Jesus doesn’t reach down to raise the man up or to heal the centurion’s slave … rather he stands with the people and raises them with a touch or a word.

Scholar Michal Beth Dinkler once wrote that compassion arises when life meets death, when hope and suffering come together. That is certainly true of today’s passage from Luke.

This story is the first of three times that the word “compassion” appears in Luke’s gospel. In all cases, a person experiences another person’s suffering and then acts on behalf of that person.

Acts of compassion occur frequently throughout this gospel, they are just not named as such.

In the gospels, Jesus chooses a path of pain, rejection, persecution and death … a path that calls him to suffer with the people … to be among the powerless … those who are oppressed and shunted off to the side.

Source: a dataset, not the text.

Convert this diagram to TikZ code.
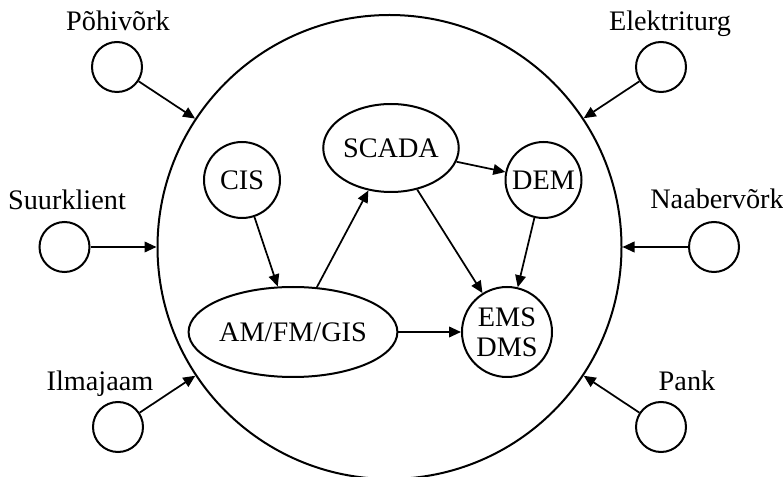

It’s a path that runs counter to the world’s expectations … but it is one we are each called to walk. It is one that calls us to enter into the pain and suffering we witness and encounter … whether it’s physical or spiritual … and calls us … like the centurion … into an advocacy role.

It calls us to action … to act out of love and concern and … through this action … bring life and hope.

Theologian Henri Nouwen once wrote:

Compassion means going directly to those people and places where suffering is most acute and building a home there. God’s compassion is total, absolute, unconditional, without reservation.

You cannot build such a home from a distance … when we distance ourselves or stay above those we serve compassionate acts can easily become acts of pity … and diminish or extinguish the hope we seek to foster.

So, today’s passage begs us to consider if we are we compassionate … fully and deeply empathetic to the pain and suffering that we encounter?

Do we act top-down or head-on? Do we cut cheques or post comments and let it go at that? Or do we model the in-person presence of compassionate care that we heard about today?

Let’s think on that as we move toward and into  the Lenten Season and as we search for attitudes and perspectives that should be abandoned or amended in order to bring life to the world.